Tesla in May said that starting with the Cybertruck, which is in early production, the Optimus robot, and all future electric vehicles, will use a 48V low-voltage system, compared to the 12V system used in most cars. 

In traditional 12V systems, wiring and components must be larger and heavier to handle high electrical loads. With a 48V system, Tesla expects a reduction in battery weight and cost savings. 

Over 20m tonnes of copper demand could be destroyed through 2030

“First approximation, that means we need only about a quarter as much copper in the car as would be needed for a 12V battery, so that’s a big deal because people often worry about whether there is enough copper,” Musk said. 

“Yes, there is.”

Still bullish 

BMO takes pains to say “it still believes in the long-term copper thesis and would argue we are still bullish the commodity over the medium term to long term.”

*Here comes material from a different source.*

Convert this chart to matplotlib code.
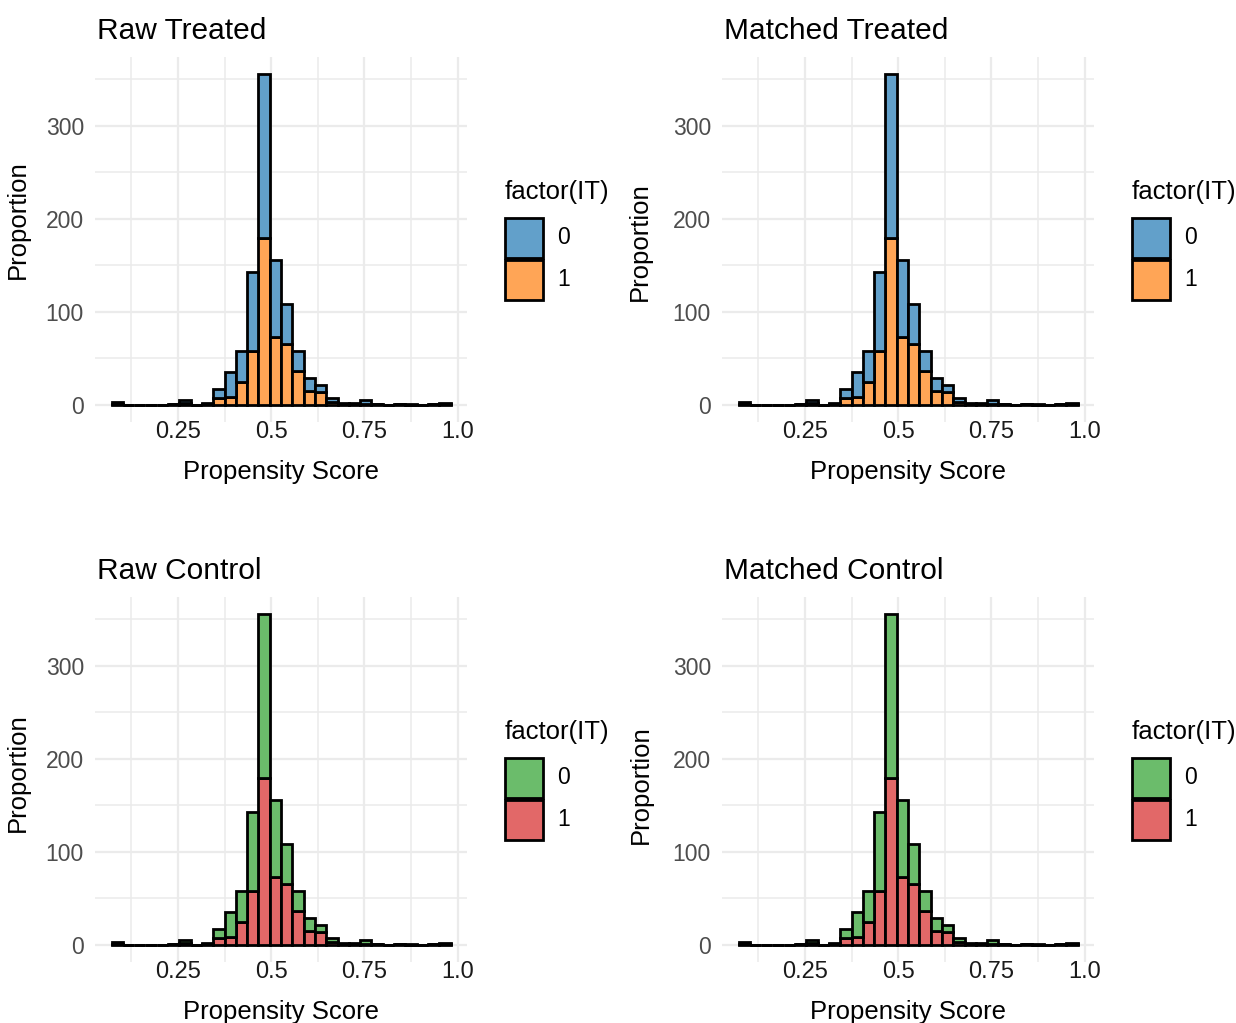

Even under its minimum demand/maximum substitution scenario, the copper market will enjoy positive growth including in non-energy transition related areas like construction, and that is after taking into account the all-important Chinese construction sector:

“Naturally, the future of Chinese property demand is often front of mind when it comes to areas at risk of potential structural decline. 

“That said, the focus of stimulus measures and developer focus will likely remain centred on housing completions and shanty town refurbishment, as opposed to new starts, which are typically more copper and aluminium intensive.”